There are many more practices that have seen their fees fall than have enjoyed a rise and, with such widespread results, it is hard to detect patterns. Chapman Taylor, the practice with the second largest fall, has a heavy dependence on retail, in which it is seen as a specialist. This area has been very heavily hit in the downturn and, given the worldwide nature of the crisis, even its broad geographical spread has done little to protect it.
Broadway Malyan, the largest practice to suffer badly, has a surprisingly diverse portfolio, but again its strengths are in the retail and commercial sectors. Both practices have been fairly hard hit in terms of staff numbers, with Broadway Malyan dropping 18 from a total of 41 and Chapman Taylor losing 13 from a total of 79. Interestingly, it expects to bounce back, projecting that it will employ 77 architects again by the end of this year.
‘Dramatic rises come from practices that used skill and luck to find places where there is still work’
For some of the practices at the lower end of the AJ100, where total workloads are relatively smaller, the dramatic drops may just be down to one or two jobs disappearing or going on hold. But there are some anomalies. Gensler has taken a serious hit, despite the fact that other US giant international practices have done well - and Gensler has been touted as the biggest practice in the world. But with such large, complex businesses, what seem like huge differences may in fact be down to accounting anomalies. Jestico + Whiles is another oddity, with total architectural fees down by nearly a third, and yet the practice reporting extremely good UK profits at 38 per cent. Scott Wilson, which has seen its fee income crumble, is primarily an engineer, and may be concentrating on that sector, as Jacobs may also be doing.
In a booming market, any practice that is seeing a fall in fees is either very unlucky or doing something wrong. But in the current situation, the explanation may be much simpler: the economy, stupid.
How are architects responding to these difficult times? Their answers indicate how hard they have had to look at their own businesses. There were 109 responses to the question (the number of practices that responded to the AJ100 survey, not just those that made the list). Redundancies and reallocation of staff received the highest level of responses, reflecting the fact that redundancies seem to be a nearly universal experience, although some practices that have made cuts and subsequently won work report that they are now recruiting.

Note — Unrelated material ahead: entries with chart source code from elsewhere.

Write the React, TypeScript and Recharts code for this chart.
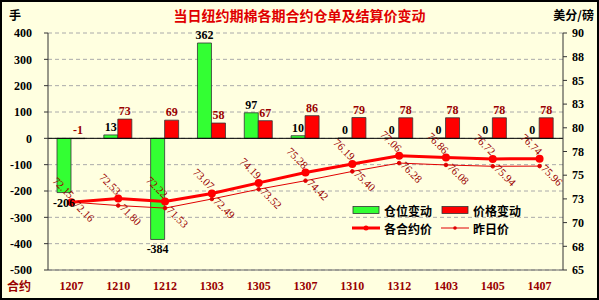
import { ComposedChart, Bar, Line, XAxis, YAxis, CartesianGrid, ReferenceLine, LabelList, Legend } from 'recharts';

const categories = ['1207', '1210', '1212', '1303', '1305', '1307', '1310', '1312', '1403', '1405', '1407'];
const positionChange = [-206, 13, -384, 362, 97, 10, 0, 0, 0, 0, 0];
const priceChange = [-1, 73, 69, 58, 67, 86, 79, 78, 78, 78, 78];
const settlePrice = [72.15, 72.53, 72.22, 73.07, 74.19, 75.28, 76.19, 77.06, 76.86, 76.72, 76.74];
const prevPrice = [72.16, 71.8, 71.53, 72.49, 73.52, 74.42, 75.4, 76.28, 76.08, 75.94, 75.96];

const leftTicks = [-500, -400, -300, -200, -100, 0, 100, 200, 300, 400];
const rightTicks = [65, 67.5, 70, 72.5, 75, 77.5, 80, 82.5, 85, 87.5, 90];

const BG = '#FFFFE0';
const CN = '"Noto Sans CJK SC", sans-serif';
const NUM = '"Liberation Serif", serif';
const DARK_RED = '#990000';

const data = categories.map((name, i) => ({
  name,
  pos: positionChange[i],
  chg: priceChange[i],
  settle: settlePrice[i],
  prev: prevPrice[i],
}));

// bar value labels: green ones go under the bar when negative
const barLabel = (color: string, belowIfNeg: boolean) => (props: any) => {
  const { x, y, width, height, value } = props;
  const top = Math.min(y, y + height);
  const bottom = Math.max(y, y + height);
  const cx = x + width / 2;
  const ty = belowIfNeg && value < 0 ? bottom + 14 : top - 4;
  return (
    <text x={cx} y={ty} textAnchor="middle" fill={color} fontFamily={NUM} fontWeight="bold" fontSize={12}>
      {String(value)}
    </text>
  );
};

const lineLabel = (above: boolean) => (props: any) => {
  const { x, y, value } = props;
  const lx = above ? x - 2 : x + 1;
  const ly = above ? y - 3 : y + 3;
  return (
    <text
      x={lx}
      y={ly}
      textAnchor={above ? 'end' : 'start'}
      transform={`rotate(45, ${lx}, ${ly})`}
      fill={DARK_RED}
      fontFamily={NUM}
      fontSize={11}
    >
      {value.toFixed(2)}
    </text>
  );
};

function LegendBox() {
  const item = (key: JSX.Element, label: string) => (
    <div style={{ display: 'flex', alignItems: 'center', width: 89, height: 18 }}>
      <svg width={30} height={10} style={{ marginRight: 2 }}>{key}</svg>
      <span style={{ fontFamily: CN, fontWeight: 'bold', fontSize: 12, color: '#000' }}>{label}</span>
    </div>
  );
  return (
    <div style={{ display: 'flex', flexWrap: 'wrap', width: 180 }}>
      {item(<rect x={1} y={1.5} width={26} height={7} fill="#33FF33" stroke="#333" strokeWidth={0.8} />, '仓位变动')}
      {item(<rect x={1} y={1.5} width={26} height={7} fill="#FF0000" stroke="#333" strokeWidth={0.8} />, '价格变动')}
      {item(
        <g>
          <line x1={0} y1={5} x2={28} y2={5} stroke="#FF0000" strokeWidth={3} />
          <circle cx={14} cy={5} r={2.5} fill="#FF0000" />
        </g>,
        '各合约价'
      )}
      {item(
        <g>
          <line x1={0} y1={5} x2={28} y2={5} stroke="#E00000" strokeWidth={1} />
          <circle cx={14} cy={5} r={1.8} fill="#E00000" />
        </g>,
        '昨日价'
      )}
    </div>
  );
}

export default function App() {
  return (
    <div style={{ position: 'absolute', left: 0, top: 0, width: 599, height: 300, background: BG }}>
      <ComposedChart
        width={599}
        height={300}
        data={data}
        margin={{ top: 33, right: 0, bottom: 0, left: 0 }}
        barSize={14}
        barGap={0}
      >
        <CartesianGrid vertical={false} stroke="#AAAAAA" strokeDasharray="4 3" yAxisId="left" />
        <XAxis
          dataKey="name"
          height={30}
          tickLine={false}
          axisLine={{ stroke: '#666' }}
          tickMargin={5}
          tick={{ fill: DARK_RED, fontFamily: NUM, fontWeight: 'bold', fontSize: 12 }}
          interval={0}
        />
        <XAxis xAxisId="top" dataKey="name" orientation="top" height={0} tick={false} tickLine={false} axisLine={{ stroke: '#666' }} />
        <YAxis
          yAxisId="left"
          width={48}
          domain={[-500, 400]}
          ticks={leftTicks}
          interval={0}
          allowDataOverflow
          axisLine={{ stroke: '#333' }}
          tickLine={{ stroke: '#333' }}
          tickSize={4}
          tickMargin={12}
          tick={{ fill: '#000', fontFamily: NUM, fontWeight: 'bold', fontSize: 12 }}
        />
        <YAxis
          yAxisId="right"
          orientation="right"
          width={36}
          domain={[65, 90]}
          ticks={rightTicks}
          interval={0}
          allowDataOverflow
          tickFormatter={(v: number) => String(Math.round(v))}
          axisLine={{ stroke: '#333' }}
          tickLine={{ stroke: '#333' }}
          tickSize={4}
          tickMargin={5}
          tick={{ fill: '#000', fontFamily: NUM, fontWeight: 'bold', fontSize: 12, textAnchor: 'start' }}
        />
        <ReferenceLine yAxisId="left" y={0} stroke="#000" strokeWidth={1} />
        <Bar
          yAxisId="left"
          dataKey="pos"
          name="仓位变动"
          fill="#33FF33"
          stroke="#333"
          strokeWidth={0.8}
          minPointSize={(v: number) => (v === 0 ? 0.3 : 0)}
          isAnimationActive={false}
        >
          <LabelList dataKey="pos" content={barLabel('#000', true)} />
        </Bar>
        <Bar yAxisId="left" dataKey="chg" name="价格变动" fill="#FF0000" stroke="#333" strokeWidth={0.8} isAnimationActive={false}>
          <LabelList dataKey="chg" content={barLabel(DARK_RED, false)} />
        </Bar>
        <Line
          yAxisId="right"
          type="linear"
          dataKey="prev"
          name="昨日价"
          stroke="#E00000"
          strokeWidth={1}
          dot={{ r: 1.8, fill: '#E00000', stroke: '#E00000' }}
          isAnimationActive={false}
        >
          <LabelList dataKey="prev" content={lineLabel(false)} />
        </Line>
        <Line
          yAxisId="right"
          type="linear"
          dataKey="settle"
          name="各合约价"
          stroke="#FF0000"
          strokeWidth={3}
          dot={{ r: 2.5, fill: '#FF0000', stroke: '#FF0000' }}
          isAnimationActive={false}
        >
          <LabelList dataKey="settle" content={lineLabel(true)} />
        </Line>
        <Legend
          layout="horizontal"
          verticalAlign="middle"
          align="center"
          content={() => <LegendBox />}
          wrapperStyle={{ position: 'absolute', left: 352, top: 201, width: 185, height: 40 }}
        />
      </ComposedChart>

      <div style={{ position: 'absolute', left: 0, top: 5, width: 599, textAlign: 'center', fontFamily: CN, fontWeight: 'bold', fontSize: 14, color: '#E00000' }}>
        当日纽约期棉各期合约仓单及结算价变动
      </div>
      <div style={{ position: 'absolute', left: 9, top: 6, fontFamily: CN, fontWeight: 'bold', fontSize: 12, color: '#000' }}>手</div>
      <div style={{ position: 'absolute', right: 5, top: 6, fontFamily: CN, fontWeight: 'bold', fontSize: 12, color: '#000' }}>美分/磅</div>
      <div style={{ position: 'absolute', left: 7, top: 277, fontFamily: CN, fontWeight: 'bold', fontSize: 12, color: DARK_RED }}>合约</div>
      <div style={{ position: 'absolute', left: 0, top: 0, width: 599, height: 300, boxSizing: 'border-box', border: '2px solid #000', pointerEvents: 'none' }} />
    </div>
  );
}
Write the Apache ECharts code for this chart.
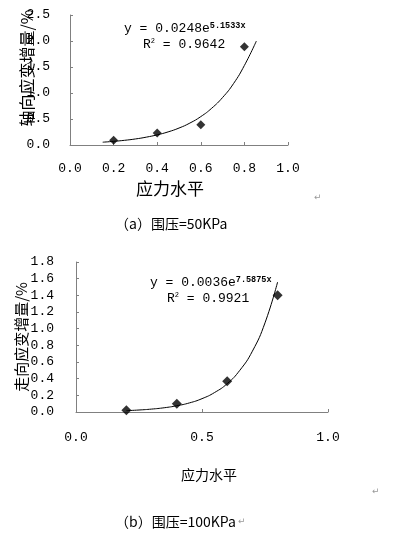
<!DOCTYPE html>
<html>
<head>
<meta charset="utf-8">
<script src="https://cdn.jsdelivr.net/npm/echarts@6/dist/echarts.min.js"></script>
<style>
  html, body { margin: 0; padding: 0; background: #fff; }
  #main { width: 398px; height: 550px; }
</style>
</head>
<body>
<div id="main"></div>
<script>
// 测点 (应力水平)
var stressLevels = [0.2, 0.4, 0.6, 0.8];
// (a) 围压=50KPa 轴向应变增量
var axialStrain = [0.09, 0.23, 0.39, 1.89];
// (b) 围压=100KPa 走向应变增量
var strikeStrain = [0.02, 0.10, 0.37, 1.40];

// 趋势线
var trendAX = [0.15, 0.2, 0.25, 0.3, 0.35, 0.4, 0.45, 0.5, 0.55, 0.6, 0.65, 0.7, 0.75, 0.8, 0.855];
var trendAY = [0.054, 0.07, 0.09, 0.116, 0.151, 0.195, 0.252, 0.326, 0.422, 0.546, 0.707, 0.914, 1.18, 1.53, 2.0];
var trendBX = [0.2, 0.25, 0.3, 0.35, 0.4, 0.45, 0.5, 0.55, 0.6, 0.65, 0.7, 0.75, 0.8];
var trendBY = [0.016, 0.024, 0.035, 0.051, 0.075, 0.109, 0.16, 0.234, 0.34, 0.50, 0.73, 1.07, 1.56];

function pairs(xs, ys) {
  return xs.map(function (x, i) { return [x, ys[i]]; });
}

var mono = '"Liberation Mono", monospace';
var cjk = '"Noto Sans CJK SC", sans-serif';
var axisGray = '#808080';

function fmt1(v) { return v.toFixed(1); }

var chart = echarts.init(document.getElementById('main'));
chart.setOption({
  animation: false,
  grid: [
    { left: 70, top: 15, width: 218, height: 130 },
    { left: 76, top: 262, width: 252, height: 150 }
  ],
  xAxis: [
    {
      gridIndex: 0, type: 'value', min: 0, max: 1, interval: 0.2,
      axisLine: { lineStyle: { color: axisGray } },
      axisTick: { inside: true, length: 3, lineStyle: { color: axisGray } },
      splitLine: { show: false },
      axisLabel: { margin: 17, color: '#000', fontFamily: mono, fontSize: 13, formatter: fmt1 },
      name: '应力水平', nameLocation: 'middle', nameGap: 35, nameMoveOverlap: false,
      nameTextStyle: { fontFamily: cjk, fontSize: 17, color: '#000', padding: [0, 18, 0, 0] }
    },
    {
      gridIndex: 1, type: 'value', min: 0, max: 1, interval: 0.5,
      axisLine: { lineStyle: { color: axisGray } },
      axisTick: { inside: true, length: 3, lineStyle: { color: axisGray } },
      splitLine: { show: false },
      axisLabel: { margin: 19, color: '#000', fontFamily: mono, fontSize: 13, formatter: fmt1 },
      name: '应力水平', nameLocation: 'middle', nameGap: 56, nameMoveOverlap: false,
      nameTextStyle: { fontFamily: cjk, fontSize: 14, color: '#000', padding: [0, 0, 0, 14] }
    }
  ],
  yAxis: [
    {
      gridIndex: 0, type: 'value', min: 0, max: 2.5, interval: 0.5,
      axisLine: { show: true, lineStyle: { color: axisGray } },
      axisTick: { show: true, inside: true, length: 3, lineStyle: { color: axisGray } },
      splitLine: { show: false },
      axisLabel: { margin: 20, color: '#000', fontFamily: mono, fontSize: 13, formatter: fmt1 },
      name: '轴向应变增量/%', nameLocation: 'middle', nameGap: 35, nameRotate: 90, nameMoveOverlap: false,
      nameTextStyle: { fontFamily: cjk, fontSize: 16, color: '#000', padding: [0, 0, 0, 24] }
    },
    {
      gridIndex: 1, type: 'value', min: 0, max: 1.8, interval: 0.2,
      axisLine: { show: true, lineStyle: { color: axisGray } },
      axisTick: { show: true, inside: true, length: 3, lineStyle: { color: axisGray } },
      splitLine: { show: false },
      axisLabel: { margin: 22, color: '#000', fontFamily: mono, fontSize: 13, formatter: fmt1 },
      name: '走向应变增量/%', nameLocation: 'middle', nameGap: 47, nameRotate: 90, nameMoveOverlap: false,
      nameTextStyle: { fontFamily: cjk, fontSize: 15, color: '#000' }
    }
  ],
  series: [
    {
      type: 'line', xAxisIndex: 0, yAxisIndex: 0, smooth: true, showSymbol: false,
      lineStyle: { color: '#000', width: 1 }, data: pairs(trendAX, trendAY), z: 2
    },
    {
      type: 'scatter', xAxisIndex: 0, yAxisIndex: 0, symbol: 'diamond', symbolSize: 9,
      itemStyle: { color: '#000' }, data: pairs(stressLevels, axialStrain), z: 3
    },
    {
      type: 'line', xAxisIndex: 1, yAxisIndex: 1, smooth: true, showSymbol: false,
      lineStyle: { color: '#000', width: 1 }, data: pairs(trendBX, trendBY), z: 2
    },
    {
      type: 'scatter', xAxisIndex: 1, yAxisIndex: 1, symbol: 'diamond', symbolSize: 10,
      itemStyle: { color: '#000' }, data: pairs(stressLevels, strikeStrain), z: 3
    }
  ],
  graphic: [
    { type: 'text', left: 124, top: 21, style: {
      text: '{m|y = 0.0248e}{s|5.1533x}',
      rich: {
        m: { fontFamily: mono, fontSize: 13, fill: '#000' },
        s: { fontFamily: mono, fontSize: 8.5, fontWeight: 'bold', fill: '#000', padding: [0, 0, 7, 0] }
      } } },
    { type: 'text', left: 143, top: 38, style: {
      text: '{m|R}{s|2}{m| = 0.9642}',
      rich: {
        m: { fontFamily: mono, fontSize: 13, fill: '#000' },
        s: { fontFamily: mono, fontSize: 7, fill: '#000', padding: [0, 0, 6, 0] }
      } } },
    { type: 'text', left: 150, top: 275, style: {
      text: '{m|y = 0.0036e}{s|7.5875x}',
      rich: {
        m: { fontFamily: mono, fontSize: 13, fill: '#000' },
        s: { fontFamily: mono, fontSize: 8.5, fontWeight: 'bold', fill: '#000', padding: [0, 0, 7, 0] }
      } } },
    { type: 'text', left: 167, top: 292, style: {
      text: '{m|R}{s|2}{m| = 0.9921}',
      rich: {
        m: { fontFamily: mono, fontSize: 13, fill: '#000' },
        s: { fontFamily: mono, fontSize: 7, fill: '#000', padding: [0, 0, 6, 0] }
      } } },
    { type: 'text', left: 115, top: 217, style: {
      text: '（a）围压=50KPa', fontFamily: cjk, fontSize: 14, fill: '#000' } },
    { type: 'text', left: 115, top: 515, style: {
      text: '（b）围压=100KPa', fontFamily: cjk, fontSize: 14, fill: '#000' } },
    { type: 'text', left: 238, top: 517, style: {
      text: '↵', fontFamily: '"DejaVu Sans"', fontSize: 9, fill: '#999' } },
    { type: 'text', left: 314, top: 193, style: {
      text: '↵', fontFamily: '"DejaVu Sans"', fontSize: 9, fill: '#999' } },
    { type: 'text', left: 372, top: 487, style: {
      text: '↵', fontFamily: '"DejaVu Sans"', fontSize: 9, fill: '#999' } }
  ]
});
</script>
</body>
</html>
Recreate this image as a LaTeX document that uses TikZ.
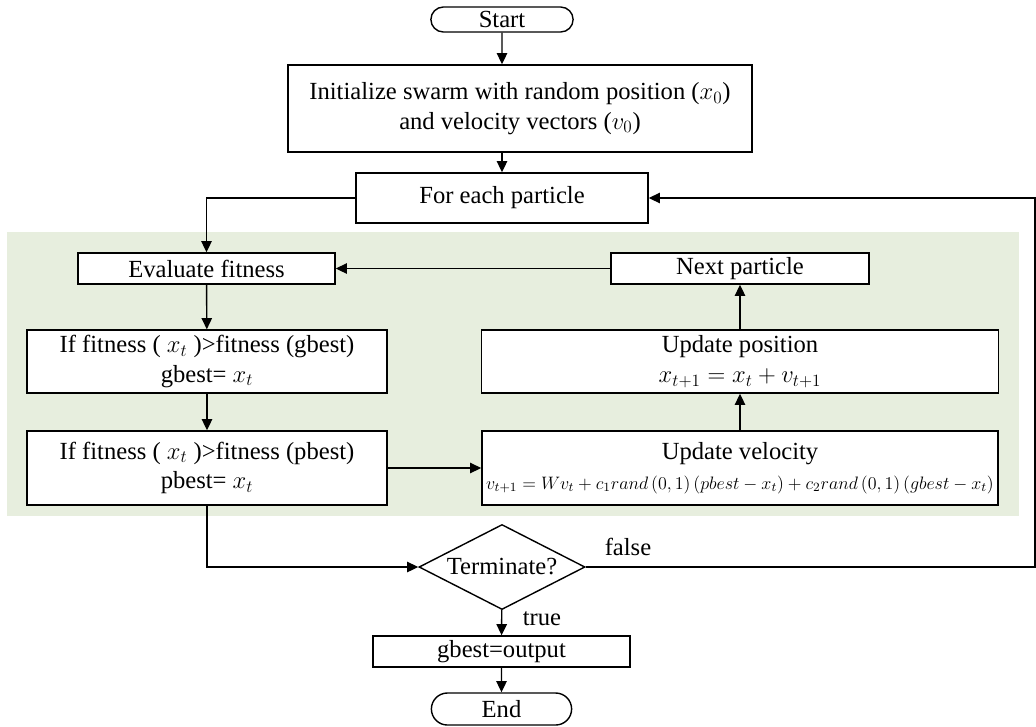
\documentclass[tikz,border=0pt]{standalone}
\usepackage{fix-cm}
\usepackage{fontspec}
\setmainfont{Liberation Serif}
\usepackage{tikz}
\usetikzlibrary{shapes.geometric}
\usetikzlibrary{shapes.misc}
\usetikzlibrary{arrows.meta}
\definecolor{loopgreen}{RGB}{231,238,222}

\begin{document}
\begin{tikzpicture}[x=0.025cm,y=-0.025cm,
        every node/.style={font=\fontsize{17.5}{21}\selectfont},
        process/.style={draw,fill=white,line width=1pt,align=center,inner sep=1pt},
        terminal/.style={draw,rounded rectangle,fill=white,line width=1pt,inner sep=1pt},
        decision/.style={draw,diamond,aspect=2,fill=white,line width=1pt,inner sep=0pt,minimum width=4.15cm,minimum height=2.125cm},
        line/.style={line width=1pt},
        arrow/.style={line,-{Triangle[length=2.8mm,width=2.6mm]}}]
            \useasboundingbox (0,0) rectangle (1036,726);
            \fill[loopgreen] (7,232) rectangle (1019,516);

            \node[terminal,minimum width=3.625cm,minimum height=0.625cm] (start) at (502,19.5) {Start};
            \node[process,minimum width=11.6cm,minimum height=2.175cm] (init) at (520,108.5)
                {Initialize swarm with random position ($x_0$)\\ and velocity vectors ($v_0$)};
            \node[process,minimum width=7.3cm,minimum height=1.25cm] (each) at (502,198) {For each particle};
            \node[process,minimum width=6.425cm,minimum height=0.775cm] (eval) at (206.5,268.5) {Evaluate fitness};
            \node[process,minimum width=9cm,minimum height=1.575cm] (gbest) at (207,361.5)
                {If fitness ( $x_t$ )>fitness (gbest)\\ gbest= $x_t$};
            \node[process,minimum width=9cm,minimum height=1.85cm] (pbest) at (207,468)
                {If fitness ( $x_t$ )>fitness (pbest)\\ pbest= $x_t$};
            \node[process,minimum width=6.45cm,minimum height=0.775cm] (next) at (740,268.5) {Next particle};
            \node[process,minimum width=12.925cm,minimum height=1.575cm] (pos) at (740,361.5)
                {Update position\\ $x_{t+1} = x_t + v_{t+1}$};
            \node[process,minimum width=12.9cm,minimum height=1.85cm] (vel) at (740,468)
                {Update velocity\\ {\fontsize{12.8}{16}\selectfont $v_{t+1} = Wv_t + c_1 rand\left(0,1\right)\left(pbest - x_t\right) + c_2 rand\left(0,1\right)\left(gbest - x_t\right)$}};
            \node[decision] (check) at (502,567) {Terminate?};
            \node[process,minimum width=6.425cm,minimum height=0.775cm] (output) at (501.5,651.5) {gbest=output};
            \node[terminal,minimum width=3.575cm,minimum height=0.8cm] (finish) at (501.5,709) {End};
            \node (false) at (628,547) {false};
            \node (true) at (542,619) {true};
            \coordinate (loop) at (1035,567);

            \draw[arrow] (start) -- (start |- init.north);
            \draw[arrow] (each |- init.south) -- (each);
            \draw[arrow] (each.west) -| (eval.north);
            \foreach \a/\b in {eval/gbest, gbest/pbest, check/output, output/finish}{
                    \draw[arrow] (\a) -- (\b);
                }
            \draw[arrow] (pbest.east) -- (vel.west);
            \draw[arrow] (vel) -- (pos);
            \draw[arrow] (pos) -- (next);
            \draw[arrow] (next) -- (eval);
            \draw[arrow] (pbest.south) |- (check.west);
            \draw[arrow] (check.east) -- (loop) |- (each.east);
        \end{tikzpicture}
\end{document}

Only 13 per cent use subcontractors and freelancers, but as the situation picks up a little, this is likely to increase. Many practices are wary of taking on full-time staff and then having to let them go again. Taking on subcontractors seems to be a more comfortable solution.
Generally, salaries show a slight downward trend, with only the associate position holding steady, but note that all figures are still above those for 2006. Considering that less than two years ago, practices were bemoaning the ridiculously high salaries that Part 3 students were looking for in what was then a seller’s market, it is surprising that the salary drops have not been greater.
It is interesting to look at the variation as well. Ten practices had average directors’/partners’ salaries of more than £100,000 and five pay their associates £60,000 or more. At the bottom of the scale, there are two practices paying Part 3 students less than £20,000 a year, and six paying year-out students less than £15,000 a year.
‘Salaries show a downward trend but it is surprising that the drops have not been greater’
Money is not everything. We asked practices if they have bonus schemes, and of those who responded the answer was generally positive. Similarly, there are a large number of practices with student bursaries. Again, this is generous considering the current state of the economy. Practices may have learnt their lesson from the last boom, when there was a chronic shortage of staff. If you want to be prepared to benefit from the opportunities that present themselves, then your staff will be the greatest strength you have. Tough as it is now, paying decently, offering bonuses and helping train the next generation of architects are all good investments.